Born and raised in Toronto, Rebekah received her Honors Bachelor of Arts in Humanities Studies and Literature (2008) at the Thomas More College of Liberal Arts (New Hampshire, USA). She completed part of her undergraduate studies at TMC’s Rome campus, focusing on Classical Studies, Art and Architecture, and Theology. She received her Master’s (2009) and Ph.D. (2015) in Victorian and Twentieth-Century British and Irish Literature, under the supervision of Dr. D.M.R. Bentley, at the University of Western Ontario. Completing her doctoral work with the support of a Kuyper Centre Fellowship and a series of Ontario Graduate Scholarships, Rebekah focused on the emergence of boredom as an aesthetic, philosophical, and affective question and problem in the art and writings of the Pre-Raphaelites and their affiliate circles. She is currently preparing her dissertation as a monograph.

Rebekah has published in The Journal of Pre-Raphaelite Studies, Convivium: Faith in Our Common Life and elsewhere on topics including Christina Rossetti and the Pre-Raphaelites; Gerard Manley Hopkins’s theology of communication; and Dietrich von Hildebrand.
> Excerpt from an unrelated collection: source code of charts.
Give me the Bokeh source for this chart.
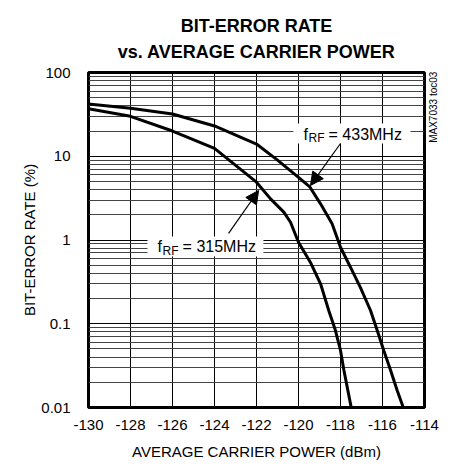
from bokeh.plotting import figure
from bokeh.models import (Range1d, FixedTicker, Label, Arrow, NormalHead, BoxAnnotation,
                          ColumnDataSource, Title, LinearAxis)
from bokeh.embed import file_html
from bokeh.resources import INLINE

# ---- data ----
power_315 = [-130, -128, -126, -124, -122, -121.33, -120.7, -120.38, -120.0, -119.43,
             -118.95, -118.56, -118.24, -118.0, -117.84, -117.65, -117.49]
ber_315 = [37, 30, 20, 12.4, 4.9, 3.1, 2.15, 1.63, 0.94, 0.54,
           0.30, 0.144, 0.083, 0.048, 0.028, 0.016, 0.01]

power_433 = [-130, -128, -126, -124, -122, -121, -120, -119.46, -118.95, -118.4,
             -118.0, -117.52, -117.05, -116.57, -116.25, -115.94, -115.62, -115.3, -115.01]
ber_433 = [42, 37.5, 32, 23, 14, 9.0, 5.6, 4.3, 2.7, 1.56,
           0.82, 0.47, 0.27, 0.144, 0.083, 0.048, 0.028, 0.016, 0.01]

x_ticks = [-130, -128, -126, -124, -122, -120, -118, -116, -114]
x_tick_labels = ["-130", "-128", "-126", "-124", "-122", "-120", "-118", "-116", "-114"]
y_ticks = [0.01, 0.1, 1, 10, 100]
y_tick_labels = ["0.01", "0.1", "1", "10", "100"]
y_minor = [m * d for d in [0.01, 0.1, 1, 10] for m in range(2, 10)]
title_lines = ["BIT-ERROR RATE", "vs. AVERAGE CARRIER POWER"]

FONT = "Liberation Sans"

p = figure(frame_width=336, frame_height=335,
           x_range=Range1d(-130, -114), y_range=Range1d(0.01, 100),
           y_axis_type="log", output_backend="svg", toolbar_location=None,
           min_border_left=88, min_border_right=16, min_border_top=72, min_border_bottom=55)
p.title = None

p.background_fill_color = "white"
p.border_fill_color = "white"
p.outline_line_color = "black"
p.outline_line_width = 3

# title
title_style = dict(align="center", text_font=FONT, text_font_size="18px",
                   text_font_style="bold", text_color="black")
if "text_align" in Title.properties():
    t = Title(text="\n".join(title_lines), standoff=17, text_line_height=1.28,
              vertical_align="top", **title_style)
    t.text_align = "center"
    p.add_layout(t, "above")
else:
    p.add_layout(Title(text=title_lines[1], standoff=27, **title_style), "above")
    p.add_layout(Title(text=title_lines[0], standoff=-4, **title_style), "above")

# axes
p.xaxis.ticker = FixedTicker(ticks=x_ticks)
p.xaxis.major_label_overrides = {v: s for v, s in zip(x_ticks, x_tick_labels)}
p.yaxis.ticker = FixedTicker(ticks=y_ticks, minor_ticks=y_minor)
p.yaxis.major_label_overrides = {v: s for v, s in zip(y_ticks, y_tick_labels)}
for ax in (p.xaxis[0], p.yaxis[0]):
    ax.axis_line_color = None
    ax.major_tick_line_color = None
    ax.minor_tick_line_color = None
    ax.major_label_text_font = FONT
    ax.major_label_text_font_size = "15px"
    ax.major_label_text_color = "black"
    ax.axis_label_text_font = FONT
    ax.axis_label_text_font_size = "15px"
    ax.axis_label_text_font_style = "normal"
    ax.axis_label_text_color = "black"
p.xaxis.axis_label = "AVERAGE CARRIER POWER (dBm)"
p.yaxis.axis_label = "BIT-ERROR RATE (%)"
p.xaxis.major_label_standoff = 6
p.yaxis.major_label_standoff = 12
p.xaxis.axis_label_standoff = 10
p.yaxis.axis_label_standoff = 0

# grids
p.xgrid.grid_line_color = "black"
p.xgrid.grid_line_width = 1
p.ygrid.grid_line_color = "black"
p.ygrid.grid_line_width = 1
p.ygrid.minor_grid_line_color = "#444444"
p.ygrid.minor_grid_line_width = 1

# white label boxes
p.add_layout(BoxAnnotation(left=-120.24, right=-114.67, bottom=14.2, top=24.6,
                           fill_color="white", fill_alpha=1, line_color=None))
p.add_layout(BoxAnnotation(left=-127.19, right=-121.67, bottom=0.635, top=1.10,
                           fill_color="white", fill_alpha=1, line_color=None))

# curves
src315 = ColumnDataSource(dict(x=power_315, y=ber_315))
src433 = ColumnDataSource(dict(x=power_433, y=ber_433))
p.line("x", "y", source=src315, line_color="black", line_width=3)
p.line("x", "y", source=src433, line_color="black", line_width=3)

# annotation labels: f_RF = ...
def add_freq_label(x, y, freq):
    p.add_layout(Label(x=x, y=y, text="f", text_font=FONT, text_font_size="16px",
                       text_align="left", text_baseline="middle", text_color="black"))
    p.add_layout(Label(x=x, y=y, text="RF", text_font=FONT, text_font_size="12px",
                       text_align="left", text_baseline="middle", text_color="black",
                       x_offset=5, y_offset=-4))
    p.add_layout(Label(x=x, y=y, text="= " + freq, text_font=FONT, text_font_size="16px",
                       text_align="left", text_baseline="middle", text_color="black",
                       x_offset=25))

add_freq_label(-119.76, 18.4, "433MHz")
add_freq_label(-126.71, 0.836, "315MHz")

# arrows
p.add_layout(Arrow(end=NormalHead(size=13, fill_color="black", line_color="black"),
                   x_start=-118.0, y_start=14.2, x_end=-119.43, y_end=4.48,
                   line_color="black", line_width=1.2))
p.add_layout(Arrow(end=NormalHead(size=13, fill_color="black", line_color="black"),
                   x_start=-123.33, y_start=1.2, x_end=-121.9, y_end=3.9,
                   line_color="black", line_width=1.2))

# side note as a tick label of a bare right axis
p.extra_y_ranges = {"note": Range1d(0, 1)}
note_axis = LinearAxis(y_range_name="note", ticker=FixedTicker(ticks=[0.89]),
                       major_label_overrides={0.89: "MAX7033 toc03"},
                       major_label_orientation=1.5708,
                       axis_line_color=None, major_tick_line_color=None,
                       minor_tick_line_color=None, major_label_standoff=3,
                       major_label_text_font=FONT, major_label_text_font_size="10px",
                       major_label_text_color="black")
p.add_layout(note_axis, "right")

open("out.html", "w").write(file_html(p, INLINE))
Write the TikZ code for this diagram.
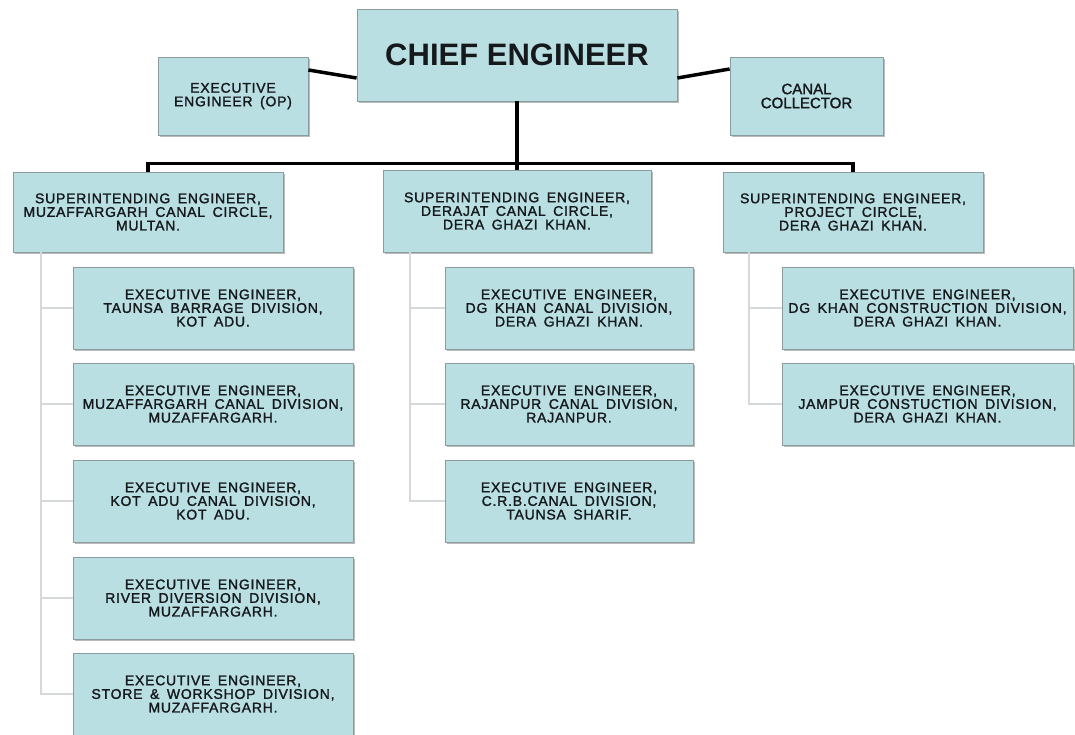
\documentclass[tikz,border=0pt]{standalone}
\usepackage{fontspec}
\setmainfont{Liberation Sans}
\newfontfamily\condfont[FakeBold=1.6, LetterSpace=5.5]{Liberation Sans}
\newfontfamily\ccfont[FakeBold=1.6]{Liberation Sans}
\newcommand\orgfont{\condfont\fontsize{14}{13.6}\selectfont\spaceskip=7.5pt plus 1pt minus 0pt\relax}
\usetikzlibrary{shadows}
\definecolor{boxfill}{HTML}{B9DFE2}
\definecolor{boxline}{HTML}{8A9C9E}
\definecolor{txt}{HTML}{15191C}
\definecolor{thinline}{HTML}{D6D9D9}
\tikzset{
  orgbox/.style={draw=boxline, line width=0.8pt, fill=boxfill, inner sep=0pt, align=center,
    text=txt, drop shadow={shadow xshift=1.5pt, shadow yshift=-1.5pt, fill=black!45, opacity=0.6}},
  smalltext/.style={font={\orgfont}},
  thick conn/.style={line width=3.5pt, black},
  thin conn/.style={line width=2pt, thinline},
  leftkid/.style={orgbox, smalltext, minimum width=280pt, minimum height=82pt},
  midkid/.style={orgbox, smalltext, minimum width=248pt, minimum height=82pt},
  rightkid/.style={orgbox, smalltext, minimum width=291pt, minimum height=82pt},
}
\begin{document}
\begin{tikzpicture}[x=1pt, y=-1pt]
\useasboundingbox (0,0) rectangle (1075,734);
\fill[white] (0,0) rectangle (1075,734);

% top level
\node[orgbox, minimum width=320pt, minimum height=92pt, font=\bfseries\fontsize{31}{34}\selectfont] (chief) at (517,55) {CHIEF ENGINEER};
\node[orgbox, smalltext, minimum width=150pt, minimum height=78pt] (op) at (233,96) {EXECUTIVE\\ENGINEER (OP)};
\node[orgbox, minimum width=153pt, minimum height=78pt, font={\ccfont\fontsize{15}{14}\selectfont}] (cc) at (806.5,96) {CANAL\\COLLECTOR};

% superintending engineers
\node[orgbox, smalltext, minimum width=270pt, minimum height=80pt] (se1) at (148,212) {SUPERINTENDING ENGINEER,\\MUZAFFARGARH CANAL CIRCLE,\\MULTAN.};
\node[orgbox, smalltext, minimum width=268pt, minimum height=82pt] (se2) at (517,211) {SUPERINTENDING ENGINEER,\\DERAJAT CANAL CIRCLE,\\DERA GHAZI KHAN.};
\node[orgbox, smalltext, minimum width=260pt, minimum height=80pt] (se3) at (853,212) {SUPERINTENDING ENGINEER,\\PROJECT CIRCLE,\\DERA GHAZI KHAN.};

% left column
\node[leftkid] (l1) at (213,308) {EXECUTIVE ENGINEER,\\TAUNSA BARRAGE DIVISION,\\KOT ADU.};
\node[leftkid] (l2) at (213,404) {EXECUTIVE ENGINEER,\\MUZAFFARGARH CANAL DIVISION,\\MUZAFFARGARH.};
\node[leftkid] (l3) at (213,501) {EXECUTIVE ENGINEER,\\KOT ADU CANAL DIVISION,\\KOT ADU.};
\node[leftkid] (l4) at (213,598) {EXECUTIVE ENGINEER,\\RIVER DIVERSION DIVISION,\\MUZAFFARGARH.};
\node[leftkid] (l5) at (213,694) {EXECUTIVE ENGINEER,\\STORE \& WORKSHOP DIVISION,\\MUZAFFARGARH.};

% middle column
\node[midkid] (m1) at (569,308) {EXECUTIVE ENGINEER,\\DG KHAN CANAL DIVISION,\\DERA GHAZI KHAN.};
\node[midkid] (m2) at (569,404) {EXECUTIVE ENGINEER,\\RAJANPUR CANAL DIVISION,\\RAJANPUR.};
\node[midkid] (m3) at (569,501) {EXECUTIVE ENGINEER,\\C.R.B.CANAL DIVISION,\\TAUNSA SHARIF.};

% right column
\node[rightkid] (r1) at (927.5,308) {EXECUTIVE ENGINEER,\\DG KHAN CONSTRUCTION DIVISION,\\DERA GHAZI KHAN.};
\node[rightkid] (r2) at (927.5,404) {EXECUTIVE ENGINEER,\\JAMPUR CONSTUCTION DIVISION,\\DERA GHAZI KHAN.};

% thick connectors
\draw[thick conn] ([yshift=26pt]op.east) -- ([yshift=-23pt]chief.west);
\draw[thick conn] ([yshift=-23pt]chief.east) -- ([yshift=27pt]cc.west);
\draw[thick conn] (chief.south) -- (se2.north);
\draw[thick conn] (se1.north) -- ++(0,-8) -| (se3.north);

% thin connectors
\coordinate (lt) at ([xshift=28pt]se1.south west);
\coordinate (mt) at ([xshift=27pt]se2.south west);
\coordinate (rt) at ([xshift=26pt]se3.south west);
\foreach \k in {l1,l2,l3,l4,l5} {\draw[thin conn] (lt) |- (\k.west);}
\foreach \k in {m1,m2,m3} {\draw[thin conn] (mt) |- (\k.west);}
\foreach \k in {r1,r2} {\draw[thin conn] (rt) |- (\k.west);}
\end{tikzpicture}
\end{document}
For the past three years Rebekah held an Assistant Professorship in Literature at Our Lady Seat of Wisdom College (Barry’s Bay, Ont.), teaching on a wide range of works, from The Book of Job to Dante, from Utopia to contemporary film. She is occasionally a visiting Tutor, on the English Catholic Literary Revival, for The Centre for Faith and Culture’s university summer program in Oxford, UK. Broadly speaking, her research focuses on Victorian and Twentieth-Century Literature and on intersections between theology, imagination, and culture.

Peter O’Hagan

Peter O’Hagan was raised in Scarborough and Wellesley, Ont., and is the eldest of four children. He was homeschooled throughout his elementary and high school career. He received his undergraduate degree at the University of St. Michael’s college (Specialist in Medieval Studies), graduating summa cum laude in 2009. He then received his Master’s in Medieval Studies at the Centre for Medieval Studies at the University of Toronto in 2010. He will defend his dissertation in June.

Peter has served as a teaching assistant and taught courses in medieval studies and Latin at the University of St. Michael’s College and in the Classics Department at the University of Toronto. His areas of study include medieval theology and biblical exegesis, Church history, medieval history, and Latin.

When not poring over twelfth-century manuscripts, he is a voracious reader of fiction, history, and theology, a ball-hockey goaltender, and an enthusiastic fan of the Toronto Maple Leafs.